Inside, the M Sport cars come with lots of BMW M badges, dark headlining, 'Aluminium Tetragon' trim and M-specific floor mats, pedals, door inlays, key and steering wheel.
The X5 xDrive40i is 50kg lighter than the xDrive30d model, presumably over the nose, but it doesn't feel drastically different to drive in normal conditions, in truth. The six-cylinder petrol engine is not obviously quieter at idle and low revs than the diesel, which says more about the excellent noise insulation in the X5 than anything the engines themselves are doing. The diesel unit has considerably more low-down torque, so you need to extend the xDrive40i's engine to keep up. Thankfully, that's no chore, as it sounds good at high revs.
In this car, we had the chance to push the X5 hard on loose gravel and it revealed a playful side, with plenty of the engine's grunt sent to the rear wheels. Lots of fun, if completely irrelevant to most buyers of luxury SUVs, though it's good to know that BMW still cares about the driving experience. Back on the road, it's civilised, capable and composed.
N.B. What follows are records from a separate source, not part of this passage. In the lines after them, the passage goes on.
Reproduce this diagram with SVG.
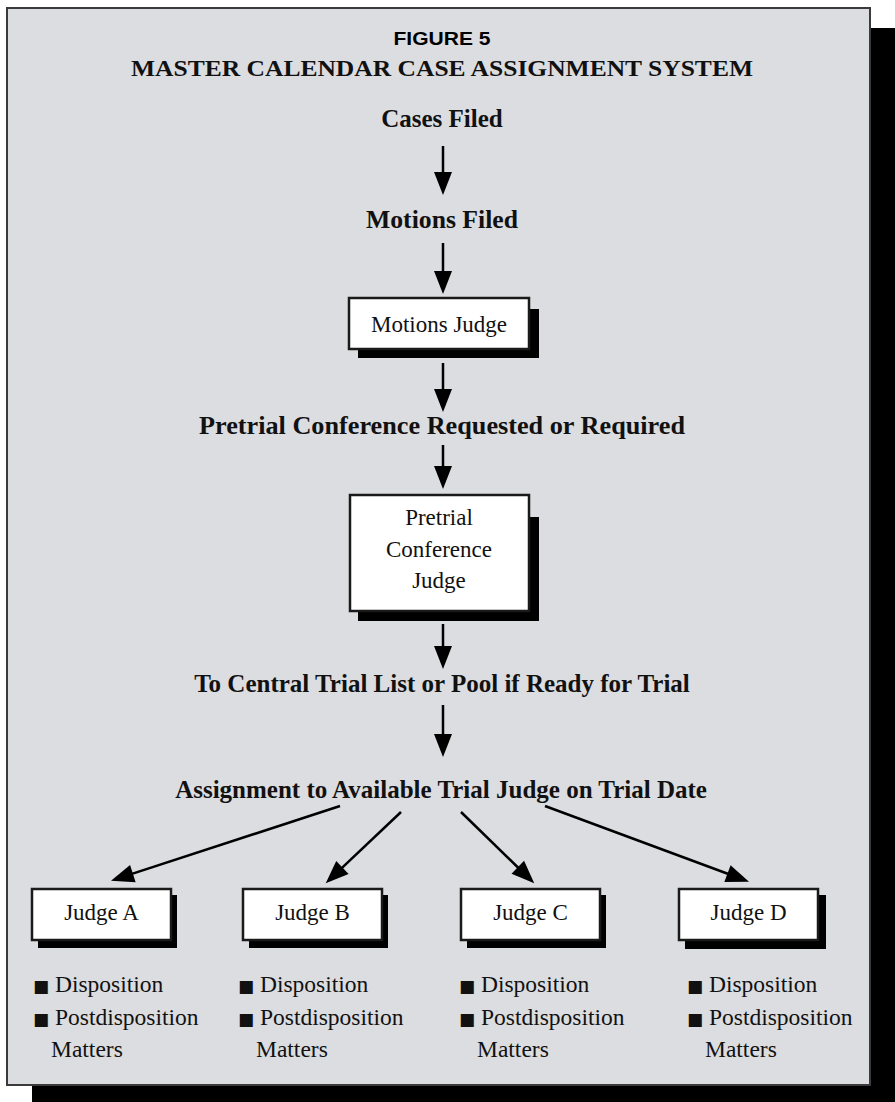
<svg xmlns="http://www.w3.org/2000/svg" width="895" height="1102" viewBox="0 0 895 1102">
  <style>
    .panel { fill: #dcdde0; stroke: #3a3a3a; stroke-width: 2; }
    .drop { fill: #000; }
    .box { fill: #fff; stroke: #1a1a1a; stroke-width: 2.5; }
    .fig { font-family: "Liberation Sans", Arial, sans-serif; font-weight: bold; font-size: 18px; fill: #000; text-anchor: middle; }
    .title { font-family: "Liberation Serif", "Times New Roman", serif; font-weight: bold; font-size: 23px; fill: #111; text-anchor: middle; }
    .step { font-family: "Liberation Serif", "Times New Roman", serif; font-weight: bold; font-size: 25px; fill: #111; text-anchor: middle; }
    .node { font-family: "Liberation Serif", "Times New Roman", serif; font-size: 23px; fill: #111; text-anchor: middle; }
    .item { font-family: "Liberation Serif", "Times New Roman", serif; font-size: 23.5px; fill: #111; }
    .sq { font-family: "DejaVu Sans", sans-serif; font-size: 17px; }
    .conn { stroke: #000; stroke-width: 2.5; fill: none; marker-end: url(#head); }
  </style>
  <defs>
    <marker id="head" markerUnits="userSpaceOnUse" markerWidth="24" markerHeight="18" refX="1" refY="9" orient="auto" overflow="visible">
      <path d="M0,0 L23,9 L0,18 Z" fill="#000"/>
    </marker>
  </defs>

  <!-- outer panel with drop shadow -->
  <g id="panel">
    <rect class="drop" x="32" y="28" width="863" height="1074"/>
    <rect class="panel" x="7" y="8" width="863" height="1077"/>
  </g>

  <!-- heading -->
  <g id="heading">
    <text class="fig" x="442" y="45" textLength="97" lengthAdjust="spacingAndGlyphs">FIGURE 5</text>
    <text class="title" x="442" y="76" textLength="622" lengthAdjust="spacingAndGlyphs">MASTER CALENDAR CASE ASSIGNMENT SYSTEM</text>
  </g>

  <!-- flow steps (plain labels) -->
  <g id="cases-filed"><text class="step" x="442" y="127">Cases Filed</text></g>
  <g id="motions-filed"><text class="step" x="442" y="228" textLength="152" lengthAdjust="spacingAndGlyphs">Motions Filed</text></g>
  <g id="pretrial-requested"><text class="step" x="442" y="434" textLength="486" lengthAdjust="spacingAndGlyphs">Pretrial Conference Requested or Required</text></g>
  <g id="central-list"><text class="step" x="442" y="692">To Central Trial List or Pool if Ready for Trial</text></g>
  <g id="assignment"><text class="step" x="441" y="798">Assignment to Available Trial Judge on Trial Date</text></g>

  <!-- boxed judges -->
  <g id="motions-judge">
    <rect class="drop" x="358" y="309" width="181" height="49"/>
    <rect class="box" x="349" y="298" width="180" height="51"/>
    <text class="node" x="439" y="332">Motions Judge</text>
  </g>
  <g id="pretrial-judge">
    <rect class="drop" x="358" y="517" width="181" height="104"/>
    <rect class="box" x="350" y="495" width="179" height="116"/>
    <text class="node" x="439" y="525">Pretrial</text>
    <text class="node" x="439" y="557">Conference</text>
    <text class="node" x="439" y="588">Judge</text>
  </g>
  <g id="judge-a">
    <rect class="drop" x="38" y="895" width="139" height="53"/>
    <rect class="box" x="32" y="889" width="139" height="51"/>
    <text class="node" x="101.5" y="920">Judge A</text>
  </g>
  <g id="judge-b">
    <rect class="drop" x="249" y="895" width="139" height="53"/>
    <rect class="box" x="243" y="889" width="139" height="51"/>
    <text class="node" x="312.5" y="920">Judge B</text>
  </g>
  <g id="judge-c">
    <rect class="drop" x="467" y="895" width="139" height="53"/>
    <rect class="box" x="461" y="889" width="139" height="51"/>
    <text class="node" x="530.5" y="920">Judge C</text>
  </g>
  <g id="judge-d">
    <rect class="drop" x="685" y="895" width="141" height="54"/>
    <rect class="box" x="679" y="889" width="139" height="51"/>
    <text class="node" x="748.5" y="920">Judge D</text>
  </g>

  <!-- duties under each judge -->
  <g id="duties-a">
    <text class="item" x="33" y="992"><tspan class="sq">■</tspan> Disposition</text>
    <text class="item" x="33" y="1025"><tspan class="sq">■</tspan> Postdisposition</text>
    <text class="item" x="51" y="1057">Matters</text>
  </g>
  <g id="duties-b">
    <text class="item" x="238" y="992"><tspan class="sq">■</tspan> Disposition</text>
    <text class="item" x="238" y="1025"><tspan class="sq">■</tspan> Postdisposition</text>
    <text class="item" x="256" y="1057">Matters</text>
  </g>
  <g id="duties-c">
    <text class="item" x="459" y="992"><tspan class="sq">■</tspan> Disposition</text>
    <text class="item" x="459" y="1025"><tspan class="sq">■</tspan> Postdisposition</text>
    <text class="item" x="477" y="1057">Matters</text>
  </g>
  <g id="duties-d">
    <text class="item" x="687" y="992"><tspan class="sq">■</tspan> Disposition</text>
    <text class="item" x="687" y="1025"><tspan class="sq">■</tspan> Postdisposition</text>
    <text class="item" x="705" y="1057">Matters</text>
  </g>

  <!-- connectors: each line stops at the base of its arrowhead -->
  <g id="connectors">
    <line class="conn" x1="443" y1="146" x2="443" y2="173"/>
    <line class="conn" x1="443" y1="243" x2="443" y2="272"/>
    <line class="conn" x1="443" y1="363" x2="443" y2="390"/>
    <line class="conn" x1="443" y1="445" x2="443" y2="467"/>
    <line class="conn" x1="443" y1="624" x2="443" y2="647"/>
    <line class="conn" x1="443" y1="705" x2="443" y2="735"/>
    <line class="conn" x1="340" y1="806" x2="131.9" y2="873.9"/>
    <line class="conn" x1="401" y1="812" x2="341.7" y2="868.2"/>
    <line class="conn" x1="461" y1="812" x2="518.5" y2="868.0"/>
    <line class="conn" x1="545" y1="806" x2="728.4" y2="874.0"/>
  </g>
</svg>
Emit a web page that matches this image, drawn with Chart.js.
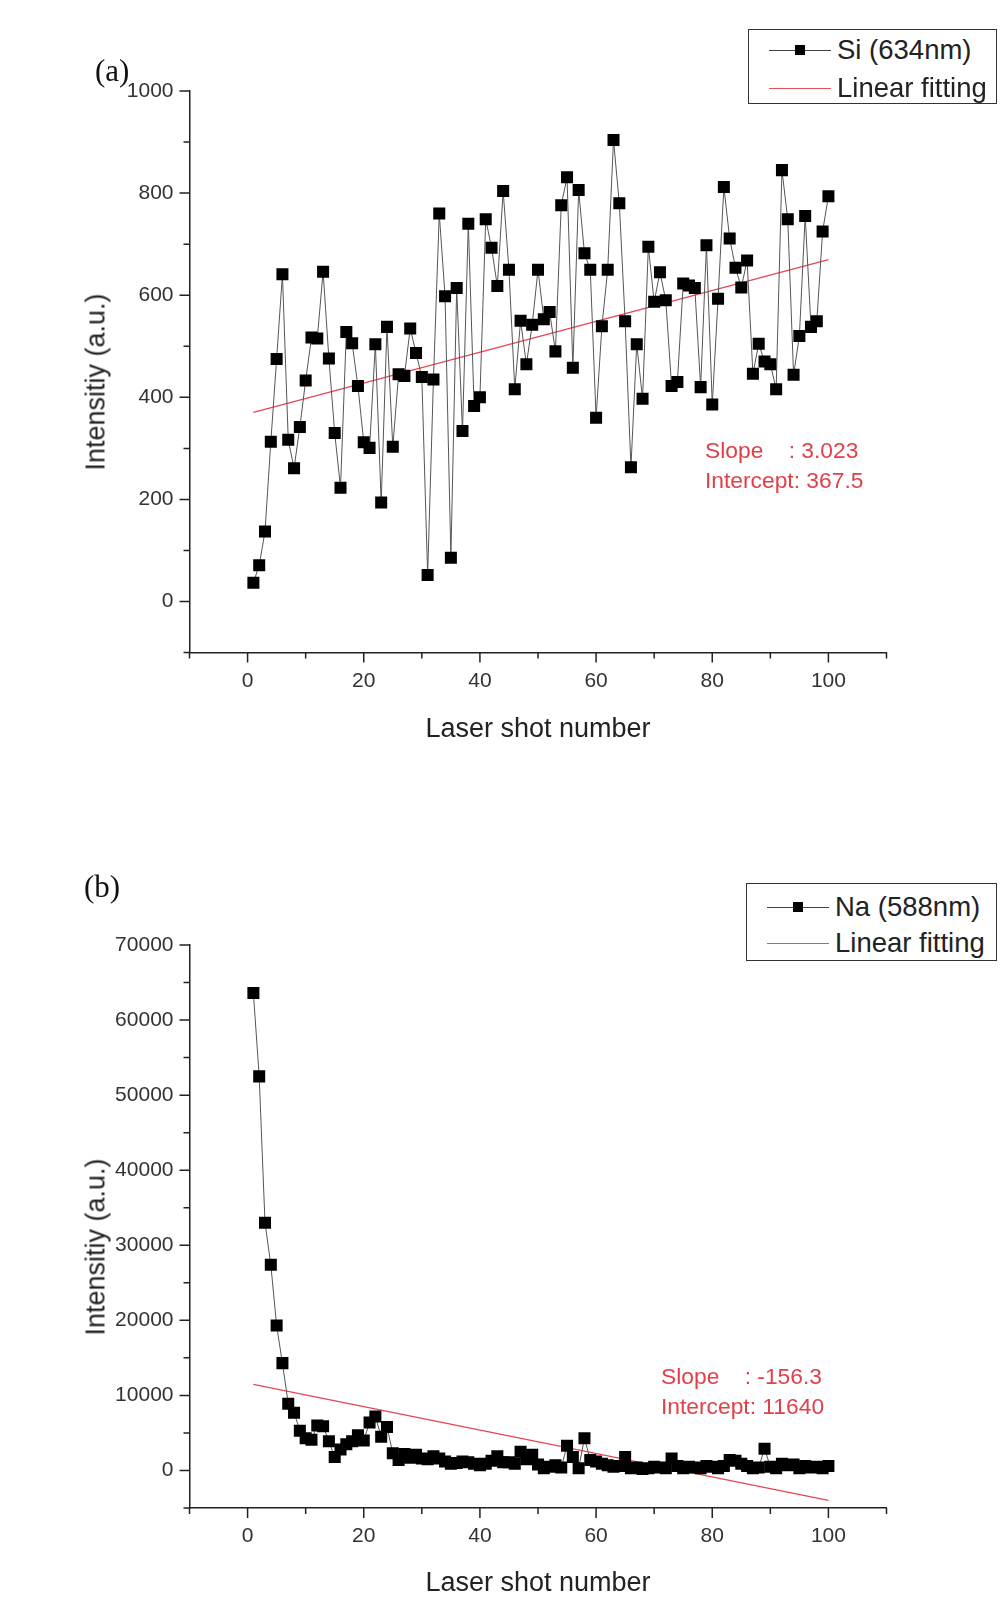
<!DOCTYPE html>
<html>
<head>
<meta charset="utf-8">
<script src="https://cdn.jsdelivr.net/npm/chart.js@4.4.0/dist/chart.umd.min.js"></script>
<style>
  html, body { margin: 0; padding: 0; background: #fff; }
  body { width: 1007px; height: 1620px; position: relative; overflow: hidden;
         font-family: "Liberation Sans", Arial, sans-serif; color: #222; }
  canvas { position: absolute; left: 0; }
  #siChart { top: 0; }
  #naChart { top: 810px; }
  .panel { position: absolute; font-family: "Liberation Serif", "Times New Roman", serif;
           font-size: 31px; color: #111; line-height: 1; }
  .ytitle { position: absolute; font-size: 27px; white-space: nowrap; line-height: 1;
            transform: translate(-50%, -50%) rotate(-90deg); }
  .xtitle { position: absolute; font-size: 27px; white-space: nowrap; line-height: 1;
            transform: translate(-50%, -50%); }
  .fit-note { position: absolute; font-size: 22.8px; color: #e0404a; white-space: pre; line-height: 30px; }
  .legend { position: absolute; border: 1px solid #333; background: #fff; box-sizing: border-box; }
  .legend .row { position: absolute; left: 0; height: 36px; display: flex; align-items: center;
                 font-size: 27.5px; white-space: nowrap; }
  .sym { position: relative; width: 62px; height: 1px; margin-left: 20px; margin-right: 6px; }
  .sym.data { background: #444; }
  .sym.data::after { content: ""; position: absolute; left: 26px; top: -5px; width: 10px; height: 10px; background: #000; }
  .sym.fit { background: rgb(230, 80, 90); }
</style>
</head>
<body>
<canvas id="siChart" width="1007" height="800"></canvas>
<canvas id="naChart" width="1007" height="810"></canvas>

<div class="panel" style="left:95px; top:55px;">(a)</div>
<div class="panel" style="left:84px; top:871px;">(b)</div>

<div class="legend" style="left:748px; top:29px; width:249px; height:75px;">
  <div class="row" style="top:2px;"><span class="sym data"></span>Si (634nm)</div>
  <div class="row" style="top:40px;"><span class="sym fit"></span>Linear fitting</div>
</div>
<div class="legend" style="left:746px; top:883px; width:251px; height:78px;">
  <div class="row" style="top:5px;"><span class="sym data"></span>Na (588nm)</div>
  <div class="row" style="top:41px;"><span class="sym fit"></span>Linear fitting</div>
</div>

<div class="ytitle" style="left:96px; top:382px;">Intensitiy (a.u.)</div>
<div class="ytitle" style="left:96px; top:1247px;">Intensitiy (a.u.)</div>
<div class="xtitle" style="left:538px; top:728px;">Laser shot number</div>
<div class="xtitle" style="left:538px; top:1582px;">Laser shot number</div>

<div class="fit-note" style="left:705px; top:435px;">Slope    : 3.023
Intercept: 367.5</div>
<div class="fit-note" style="left:661px; top:1361px;">Slope    : -156.3
Intercept: 11640</div>

<script>
// Laser shot numbers (x values)
const shots = [1, 2, 3, 4, 5, 6, 7, 8, 9, 10, 11, 12, 13, 14, 15, 16, 17, 18, 19, 20,
  21, 22, 23, 24, 25, 26, 27, 28, 29, 30, 31, 32, 33, 34, 35, 36, 37, 38, 39, 40,
  41, 42, 43, 44, 45, 46, 47, 48, 49, 50, 51, 52, 53, 54, 55, 56, 57, 58, 59, 60,
  61, 62, 63, 64, 65, 66, 67, 68, 69, 70, 71, 72, 73, 74, 75, 76, 77, 78, 79, 80,
  81, 82, 83, 84, 85, 86, 87, 88, 89, 90, 91, 92, 93, 94, 95, 96, 97, 98, 99, 100];

// Si (634nm) intensity
const siValues = [37, 71, 137, 313, 475, 641, 317, 261, 342, 433,
  517, 515, 646, 476, 330, 223, 528, 506, 422, 312,
  301, 504, 194, 538, 303, 445, 442, 535, 487, 440,
  52, 435, 760, 598, 86, 614, 334, 740, 383, 400,
  749, 693, 618, 804, 650, 416, 550, 465, 542, 650,
  553, 567, 490, 776, 831, 458, 806, 682, 650, 360,
  539, 650, 904, 780, 549, 263, 504, 397, 695, 587,
  645, 590, 422, 430, 623, 619, 614, 420, 698, 386,
  593, 812, 711, 654, 615, 668, 446, 505, 470, 465,
  416, 845, 749, 444, 520, 755, 538, 549, 725, 794];

// Na (588nm) intensity
const naValues = [63600, 52500, 33000, 27400, 19300, 14300, 8900, 7700, 5300, 4300,
  4100, 6000, 5900, 3900, 1800, 2800, 3500, 3900, 4700, 4000,
  6400, 7200, 4500, 5800, 2300, 1400, 2200, 1700, 2100, 1600,
  1500, 1900, 1600, 1200, 900, 1000, 1200, 1100, 900, 700,
  900, 1300, 1900, 1100, 1100, 900, 2500, 1500, 2100, 800,
  300, 500, 700, 400, 3300, 1800, 300, 4300, 1400, 1200,
  900, 700, 500, 600, 1800, 300, 400, 200, 300, 500,
  400, 300, 1600, 600, 300, 500, 400, 300, 600, 500,
  300, 600, 1400, 1300, 900, 600, 300, 400, 2900, 500,
  300, 900, 700, 800, 300, 600, 400, 500, 300, 600];

// Linear fit end points (shot 1 and shot 100)
const fitShots = [1, 100];
const siFit = [370.5, 669.8];
const naFit = [11480, -3990];

Chart.defaults.font.family = '"Liberation Sans", Arial, sans-serif';
Chart.defaults.color = '#222';

// Draw major / minor tick marks outside the axes
const tickMarks = {
  id: 'tickMarks',
  afterDraw(chart) {
    const { ctx, scales: { x, y } } = chart;
    ctx.save();
    ctx.strokeStyle = '#222';
    ctx.lineWidth = 1.5;
    ctx.beginPath();
    x.ticks.forEach(t => {
      const px = x.getPixelForValue(t.value);
      const len = t.label ? 10 : 6;
      ctx.moveTo(px, x.top);
      ctx.lineTo(px, x.top + len);
    });
    y.ticks.forEach(t => {
      const py = y.getPixelForValue(t.value);
      const len = t.label ? 10 : 6;
      ctx.moveTo(y.right, py);
      ctx.lineTo(y.right - len, py);
    });
    ctx.stroke();
    ctx.restore();
  }
};

function toPoints(xs, ys) {
  return xs.map((v, i) => ({ x: v, y: ys[i] }));
}

function makeChart(id, values, fit, yMin, yMax, yStep, yMajor, topPad, xAxisHeight) {
  const ctx = document.getElementById(id).getContext('2d');
  return new Chart(ctx, {
    type: 'scatter',
    data: {
      datasets: [{
        data: toPoints(shots, values),
        showLine: true,
        borderColor: '#555',
        borderWidth: 1,
        pointStyle: 'rect',
        pointRadius: 8.5,
        pointBackgroundColor: '#000',
        pointBorderWidth: 0
      }, {
        data: toPoints(fitShots, fit),
        showLine: true,
        borderColor: 'rgb(230, 70, 80)',
        borderWidth: 1.2,
        pointRadius: 0
      }]
    },
    options: {
      responsive: false,
      animation: false,
      layout: { padding: { left: 0, top: topPad, right: 120.5, bottom: 0 } },
      plugins: { legend: { display: false }, tooltip: { enabled: false } },
      scales: {
        x: {
          type: 'linear',
          min: -10,
          max: 110,
          afterFit: s => { s.height = xAxisHeight; },
          border: { display: true, color: '#222', width: 1.5 },
          grid: { display: false, drawTicks: true, tickLength: 10 },
          ticks: {
            stepSize: 10,
            autoSkip: false,
            maxRotation: 0,
            padding: 6,
            color: '#333',
            font: { size: 21 },
            callback: v => (v >= 0 && v <= 100 && v % 20 === 0) ? String(v) : ''
          }
        },
        y: {
          type: 'linear',
          min: yMin,
          max: yMax,
          afterFit: s => { s.width = 189.5; },
          border: { display: true, color: '#222', width: 1.5 },
          grid: { display: false, drawTicks: true, tickLength: 10 },
          ticks: {
            stepSize: yStep,
            autoSkip: false,
            padding: 6,
            color: '#333',
            font: { size: 21 },
            callback: v => (v >= 0 && v % yMajor === 0) ? String(v) : ''
          }
        }
      }
    },
    plugins: [tickMarks]
  });
}

makeChart('siChart', siValues, siFit, -100, 1000, 100, 200, 91, 147.4);
makeChart('naChart', naValues, naFit, -5000, 70000, 5000, 10000, 135, 112);
</script>
</body>
</html>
What you get for your money
In xLine trim, the BMW X5 xDrive40i will (until changes are made later in the year) cost from €104,875 on-the-road. The price difference between it and the xDrive30d diesel could easily be accounted for by a few choice options, so it's probably not the deciding factor here. A higher tax bill for the petrol variant might be, but we're all a little in the dark about the future of motor taxation for now.
Instead, let's focus on some of the more distinctive options on offer. We like the sound of the 'Sky Lounge' panoramic glass roof with LEDs embedded in it; apparently it can illuminate more than 15,000 patterns, including a starlit sky. Another gewgaw some might like is the 'CraftedClarity' glass, giving a little (too much in my opinion) bling to the gear shifter, iDrive controller, volume knob and engine start/stop button.
If nothing changes in the short term with our motor tax system, then we'd suggest that the pick of the new BMW X5 range is the xDrive30d variant. However, there could well be a place in Ireland for the petrol equivalent, the xDrive40i; it's refined, fast enough, luxurious and full of technology. Well worth considering.